Irish, Spanish and Portuguese bonds face inevitable "contagion" as concern that Greece will default undermines confidence in the rest of the European Union's most indebted nations, Citigroup said today.
Investors should hold an "underweight" position in the bonds of Ireland, Spain and Portugal, wrote interest-rate strategist Steven Mansell, meaning they should own a lower percentage of the debt than in the indexes they use to measure performance.
Greece may struggle to raise the €11.6 billion it needs by the end of May, he said
"We are currently in the eye of the storm in terms of the pressures facing peripheral markets," he wrote.
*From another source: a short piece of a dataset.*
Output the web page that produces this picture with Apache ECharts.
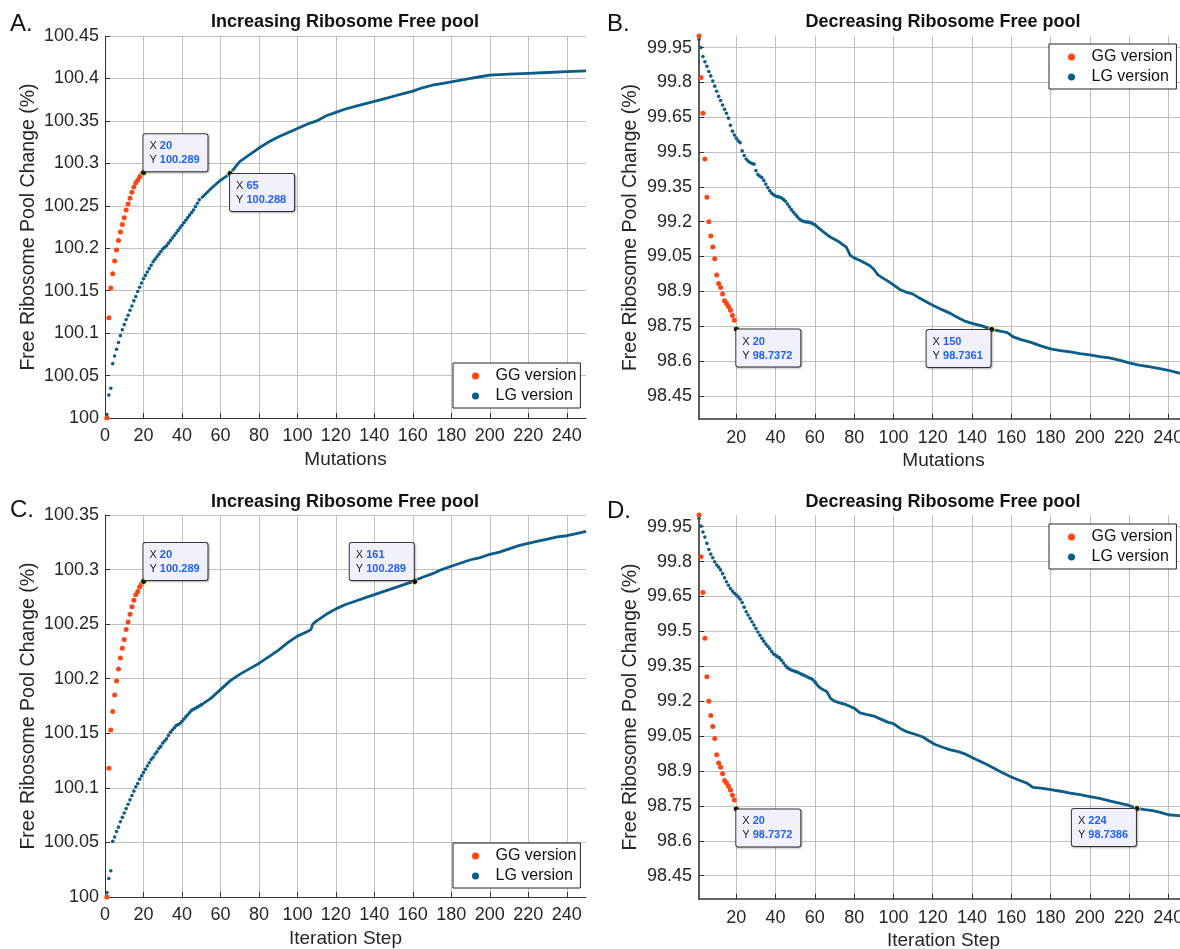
<!DOCTYPE html>
<html>
<head>
<meta charset="utf-8">
<script src="https://cdn.jsdelivr.net/npm/echarts@6.0.0/dist/echarts.min.js"></script>
<style>
html, body { margin: 0; padding: 0; background: #fff; }
#main { width: 1180px; height: 949px; }
</style>
</head>
<body>
<div id="main"></div>
<script>
// iteration / mutation index
var iterSteps = [1,2,3,4,5,6,7,8,9,10,11,12,13,14,15,16,17,18,19,20,
  21,22,23,24,25,26,27,28,29,30,31,32,33,34,35,36,37,38,39,40,
  41,42,43,44,45,46,47,48,49,50,51,52,53,54,55,56,57,58,59,60];

// GG version (same in both rows)
var ggUp = [100.000,100.118,100.153,100.170,100.185,100.198,100.209,100.219,100.228,100.236,
  100.245,100.252,100.259,100.266,100.272,100.277,100.280,100.284,100.287,100.289];
var ggDown = [100.000,99.821,99.667,99.470,99.305,99.200,99.138,99.091,99.040,98.970,
  98.934,98.916,98.888,98.859,98.848,98.835,98.818,98.796,98.775,98.7372];

// A: LG, mutations, increasing
var lgEarlyA = [100.004,100.027,100.035,100.064,100.073,100.081,100.089,100.097,100.104,100.110,
  100.116,100.121,100.127,100.132,100.138,100.143,100.149,100.154,100.159,100.164,
  100.168,100.172,100.176,100.180,100.184,100.187,100.190,100.193,100.196,100.199,
  100.201,100.203,100.206,100.209,100.212,100.215,100.218,100.221,100.224,100.227,
  100.230,100.233,100.236,100.239,100.242,100.245,100.249,100.253,100.257];
var tailStepsA = [50,55,60,65,70,75,80,85,90,95,100,105,110,115,120,125,130,135,140,145,
  150,155,160,165,170,175,180,185,190,195,200,210,220,230,240,250];
var lgTailA = [100.259,100.270,100.280,100.288,100.302,100.310,100.318,100.325,100.331,100.336,
  100.341,100.346,100.350,100.356,100.360,100.364,100.367,100.370,100.373,100.376,
  100.379,100.382,100.385,100.389,100.392,100.394,100.396,100.398,100.400,100.402,
  100.404,100.405,100.406,100.407,100.408,100.409];

// B: LG, mutations, decreasing
var lgEarlyB = [99.985,99.950,99.912,99.889,99.870,99.847,99.828,99.806,99.784,99.762,
  99.740,99.722,99.703,99.684,99.667,99.646,99.615,99.590,99.573,99.560,
  99.548,99.540,99.505,99.485,99.470,99.461,99.455,99.451,99.448,99.420,
  99.403,99.396,99.390,99.378,99.362,99.347,99.333,99.323,99.316,99.311,
  99.308,99.306,99.302,99.296,99.288,99.276,99.264,99.252,99.242,99.232,
  99.222,99.213,99.206,99.202,99.200,99.199,99.198,99.195,99.191,99.187];
var tailStepsB = [60,62,64,66,68,70,72,74,76,77,78,80,83,86,88,90,92,94,97,100,
  103,106,110,113,116,120,125,129,132,136,140,145,150,155,158,161,165,170,175,180,
  185,190,195,200,205,210,215,220,225,230,235,240,245,250];
var lgTailB = [99.186,99.172,99.158,99.145,99.133,99.124,99.115,99.102,99.090,99.082,
  99.055,99.044,99.033,99.020,99.010,98.995,98.972,98.960,98.945,98.928,
  98.909,98.898,98.888,98.872,98.858,98.840,98.820,98.805,98.790,98.773,
  98.762,98.751,98.736,98.728,98.722,98.704,98.692,98.680,98.665,98.652,
  98.645,98.639,98.632,98.626,98.619,98.613,98.604,98.592,98.582,98.576,
  98.568,98.560,98.549,98.542];

// C: LG, iteration step, increasing
var lgEarlyC = [100.004,100.017,100.024,100.051,100.055,100.060,100.064,100.069,100.073,100.077,
  100.081,100.085,100.089,100.093,100.097,100.101,100.104,100.108,100.111,100.114,
  100.117,100.120,100.123,100.126,100.128,100.131,100.133,100.136,100.138,100.141,
  100.143,100.145,100.148,100.151,100.153,100.155,100.157,100.158,100.159,100.161,
  100.163,100.165,100.167,100.169,100.171,100.172,100.173,100.174,100.175,100.176];
var tailStepsC = [50,55,60,65,70,75,80,85,90,95,100,105,107,108,110,115,120,125,130,135,
  140,145,150,155,160,165,170,175,180,185,190,195,200,205,210,215,220,225,230,235,
  240,245,250];
var lgTailC = [100.176,100.182,100.190,100.198,100.204,100.209,100.214,100.220,100.226,100.233,
  100.239,100.243,100.245,100.250,100.253,100.259,100.264,100.268,100.271,100.274,
  100.277,100.280,100.283,100.286,100.289,100.293,100.296,100.300,100.303,100.306,
  100.309,100.311,100.314,100.316,100.319,100.322,100.324,100.326,100.328,100.330,
  100.331,100.333,100.335];

// D: LG, iteration step, decreasing
var lgEarlyD = [99.985,99.952,99.927,99.905,99.878,99.852,99.832,99.816,99.799,99.785,
  99.776,99.764,99.748,99.730,99.713,99.698,99.684,99.673,99.664,99.656,
  99.648,99.638,99.624,99.604,99.584,99.570,99.556,99.541,99.527,99.512,
  99.497,99.483,99.470,99.458,99.446,99.436,99.425,99.413,99.403,99.397,
  99.391,99.386,99.376,99.364,99.352,99.344,99.338,99.334,99.331,99.328,
  99.325,99.321,99.317,99.313,99.309,99.305,99.301,99.297,99.292,99.283];
var tailStepsD = [60,62,64,66,68,70,73,76,80,83,86,90,93,97,100,104,107,111,115,118,
  121,125,129,133,136,140,143,147,150,155,160,165,168,171,175,180,185,190,195,200,
  205,210,215,220,224,228,232,236,240,245,250];
var lgTailD = [99.283,99.262,99.250,99.242,99.212,99.200,99.192,99.185,99.170,99.150,
  99.143,99.136,99.125,99.110,99.104,99.080,99.068,99.058,99.046,99.030,
  99.015,99.002,98.991,98.983,98.975,98.958,98.946,98.930,98.917,98.895,
  98.874,98.857,98.848,98.830,98.826,98.820,98.813,98.805,98.798,98.790,
  98.782,98.772,98.762,98.752,98.739,98.734,98.730,98.722,98.712,98.708,98.704];

// data tips
var tipsA = [[20, 100.289], [65, 100.288]];
var tipsB = [[20, 98.7372], [150, 98.7361]];
var tipsC = [[20, 100.289], [161, 100.289]];
var tipsD = [[20, 98.7372], [224, 98.7386]];

// tick labels
var xTicksFrom0 = [0,20,40,60,80,100,120,140,160,180,200,220,240];
var xTicksFrom20 = [20,40,60,80,100,120,140,160,180,200,220,240];
var yTicksA = [100,100.05,100.1,100.15,100.2,100.25,100.3,100.35,100.4,100.45];
var yTicksC = [100,100.05,100.1,100.15,100.2,100.25,100.3,100.35];
var yTicksDown = [98.45,98.6,98.75,98.9,99.05,99.2,99.35,99.5,99.65,99.8,99.95];

var FONT = '"Liberation Sans", Arial, Helvetica, sans-serif';
var GG_COLOR = '#ff4514';
var LG_COLOR = '#0b5c87';
var TXT = '#262626';
var TIP_W = 64;

function pairs(xs, ys) {
  return ys.map(function (y, k) { return [xs[k], y]; });
}

var panels = [
  { letter: 'A.', title: 'Increasing Ribosome Free pool', lx: 10, ly: 24, tx: 345, ty: 22,
    grid: { left: 105, top: 36, width: 481, height: 382 },
    xMin: 0, xMax: 250, xTicks: xTicksFrom0, yMin: 100, yMax: 100.45, yTicks: yTicksA,
    xName: 'Mutations', yGap: 66, yMargin: 6, xMargin: 9, axisW: 1,
    legend: { left: 453, top: 363 },
    gg: ggUp, early: lgEarlyA, tailX: tailStepsA, tail: lgTailA, tips: tipsA, sides: ['ur', 'dr'] },
  { letter: 'B.', title: 'Decreasing Ribosome Free pool', lx: 607, ly: 24, tx: 943, ty: 22,
    grid: { left: 699, top: 36, width: 489, height: 383 },
    xMin: 1, xMax: 250, xTicks: xTicksFrom20, yMin: 98.35, yMax: 100, yTicks: yTicksDown,
    xName: 'Mutations', yGap: 58, yMargin: 7, xMargin: 10, axisW: 1.6,
    legend: { left: 1049, top: 44 },
    gg: ggDown, early: lgEarlyB, tailX: tailStepsB, tail: lgTailB, tips: tipsB, sides: ['dr', 'dl'] },
  { letter: 'C.', title: 'Increasing Ribosome Free pool', lx: 10, ly: 510, tx: 345, ty: 502,
    grid: { left: 105, top: 515, width: 481, height: 382 },
    xMin: 0, xMax: 250, xTicks: xTicksFrom0, yMin: 100, yMax: 100.35, yTicks: yTicksC,
    xName: 'Iteration Step', yGap: 66, yMargin: 6, xMargin: 9, axisW: 1,
    legend: { left: 453, top: 843 },
    gg: ggUp, early: lgEarlyC, tailX: tailStepsC, tail: lgTailC, tips: tipsC, sides: ['ur', 'ul'] },
  { letter: 'D.', title: 'Decreasing Ribosome Free pool', lx: 607, ly: 511, tx: 943, ty: 502,
    grid: { left: 699, top: 515, width: 489, height: 384 },
    xMin: 1, xMax: 250, xTicks: xTicksFrom20, yMin: 98.35, yMax: 100, yTicks: yTicksDown,
    xName: 'Iteration Step', yGap: 58, yMargin: 7, xMargin: 10, axisW: 1.6,
    legend: { left: 1049, top: 524 },
    gg: ggDown, early: lgEarlyD, tailX: tailStepsD, tail: lgTailD, tips: tipsD, sides: ['dr', 'dl'] }
];

// label box anchor relative to the 6px marker box
var sidePos = {
  ur: { position: [3.5, 2], verticalAlign: 'bottom' },
  dr: { position: [3.5, 4], verticalAlign: 'top' },
  dl: { position: [2.5 - TIP_W, 4], verticalAlign: 'top' },
  ul: { position: [2.5 - TIP_W, 2], verticalAlign: 'bottom' }
};

function fmt(v) { return String(+(+v).toFixed(4)); }

var option = {
  animation: false,
  backgroundColor: '#fff',
  grid: [], xAxis: [], yAxis: [], legend: [], series: [], graphic: []
};

panels.forEach(function (p, i) {
  option.grid.push(Object.assign({ outerBoundsMode: 'none', containLabel: false }, p.grid));

  option.xAxis.push({
    gridIndex: i, type: 'value', min: p.xMin, max: p.xMax,
    name: p.xName, nameLocation: 'middle', nameGap: 32,
    nameTextStyle: { fontSize: 19, color: TXT, fontFamily: FONT },
    axisLine: { show: true, onZero: false, lineStyle: { color: '#333', width: p.axisW } },
    axisTick: { show: true, inside: true, length: 5, customValues: p.xTicks, lineStyle: { color: '#333' } },
    axisLabel: { customValues: p.xTicks, fontSize: 18, color: TXT, fontFamily: FONT, margin: p.xMargin, formatter: fmt },
    splitLine: { show: true, lineStyle: { color: '#bfbfbf', width: 1 } }
  });

  option.yAxis.push({
    gridIndex: i, type: 'value', min: p.yMin, max: p.yMax,
    name: 'Free Ribosome Pool Change (%)', nameLocation: 'middle', nameGap: p.yGap,
    nameTextStyle: { fontSize: 19.5, color: TXT, fontFamily: FONT },
    axisLine: { show: true, onZero: false, lineStyle: { color: '#333', width: p.axisW } },
    axisTick: { show: true, inside: true, length: 5, customValues: p.yTicks, lineStyle: { color: '#333' } },
    axisLabel: { customValues: p.yTicks, fontSize: 18, color: TXT, fontFamily: FONT, margin: p.yMargin, formatter: fmt },
    splitLine: { show: true, lineStyle: { color: '#bfbfbf', width: 1 } }
  });

  option.legend.push({
    data: ['GG version', 'LG version'], orient: 'vertical',
    left: p.legend.left, top: p.legend.top, selectedMode: false,
    icon: 'circle', itemWidth: 30, itemHeight: 7, itemGap: 4,
    padding: [5, 4, 4, 19], borderColor: '#222', borderWidth: 1, backgroundColor: '#fff',
    textStyle: { fontSize: 16, lineHeight: 16, color: '#111', fontFamily: FONT }
  });

  option.series.push({
    type: 'line', name: 'LG version', xAxisIndex: i, yAxisIndex: i,
    data: pairs(p.tailX, p.tail), showSymbol: false, clip: false,
    lineStyle: { color: LG_COLOR, width: 2.8 }, itemStyle: { color: LG_COLOR }, z: 2
  });
  option.series.push({
    type: 'scatter', name: 'LG version', xAxisIndex: i, yAxisIndex: i,
    data: pairs(iterSteps, p.early), symbolSize: 3.6, clip: false,
    itemStyle: { color: LG_COLOR, opacity: 1 }, z: 3
  });
  option.series.push({
    type: 'scatter', name: 'GG version', xAxisIndex: i, yAxisIndex: i,
    data: pairs(iterSteps, p.gg), symbolSize: 5, clip: false,
    itemStyle: { color: GG_COLOR, opacity: 1 }, z: 4
  });
  option.series.push({
    type: 'scatter', name: 'tip' + i, xAxisIndex: i, yAxisIndex: i, clip: false, z: 10,
    symbolSize: 6,
    itemStyle: { color: '#111', borderColor: '#f2ec6a', borderWidth: 1, opacity: 1 },
    data: p.tips.map(function (t, k) {
      var s = sidePos[p.sides[k]];
      return { value: t, label: { position: s.position, align: 'left', verticalAlign: s.verticalAlign } };
    }),
    label: {
      show: true, fontSize: 11, fontFamily: FONT, width: TIP_W - 12,
      backgroundColor: '#f1f1fd', borderColor: '#3a3a3a', borderWidth: 1, borderRadius: 2,
      padding: [5, 6, 4, 6],
      shadowColor: 'rgba(0,0,0,0.25)', shadowBlur: 2, shadowOffsetX: 1, shadowOffsetY: 1,
      formatter: function (d) {
        return '{k|X} {v|' + d.value[0] + '}\n{k|Y} {v|' + d.value[1] + '}';
      },
      rich: {
        k: { fontSize: 11, lineHeight: 14, color: '#222', fontFamily: FONT },
        v: { fontSize: 11, lineHeight: 14, color: '#1f5fff', fontWeight: 'bold', fontFamily: FONT }
      }
    },
    emphasis: { disabled: true }
  });

  option.graphic.push({
    type: 'text', x: p.lx, y: p.ly,
    style: { text: p.letter, font: '24px ' + FONT, fill: '#111',
      align: 'left', verticalAlign: 'middle', textAlign: 'left', textVerticalAlign: 'middle' }
  });
  option.graphic.push({
    type: 'text', x: p.tx, y: p.ty,
    style: { text: p.title, font: 'bold 18px ' + FONT, fill: '#111',
      align: 'center', verticalAlign: 'middle', textAlign: 'center', textVerticalAlign: 'middle' }
  });
});

var chart = echarts.init(document.getElementById('main'));
chart.setOption(option);
</script>
</body>
</html>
"There is now increasing uncertainty in our view surrounding Greece's ability to raise the required amount of funding without recourse to the emergency lending facility provided by euro member states and the International Monetary Fund. We think that some form of contagion is inevitable."
The spread between Irish and German bunds was 143 basis points today.
The yield premium investors demand to hold Greek over German bunds jumped to the most since the euro's debut today after finance minister George Papaconstantinou said there will be no need for additional measures to shore up the nation's finances. The Greek government said this week its budget deficit will be revised to at least 12.9 percent of gross domestic product, more than four times the European Union's 3 percent limit.
"While Greece is unique in facing acute near-term liquidity pressures, the fundamental issue facing peripheral markets is that they all share severe structural imbalances that require tough, remedial policy action," Mr Mansell wrote.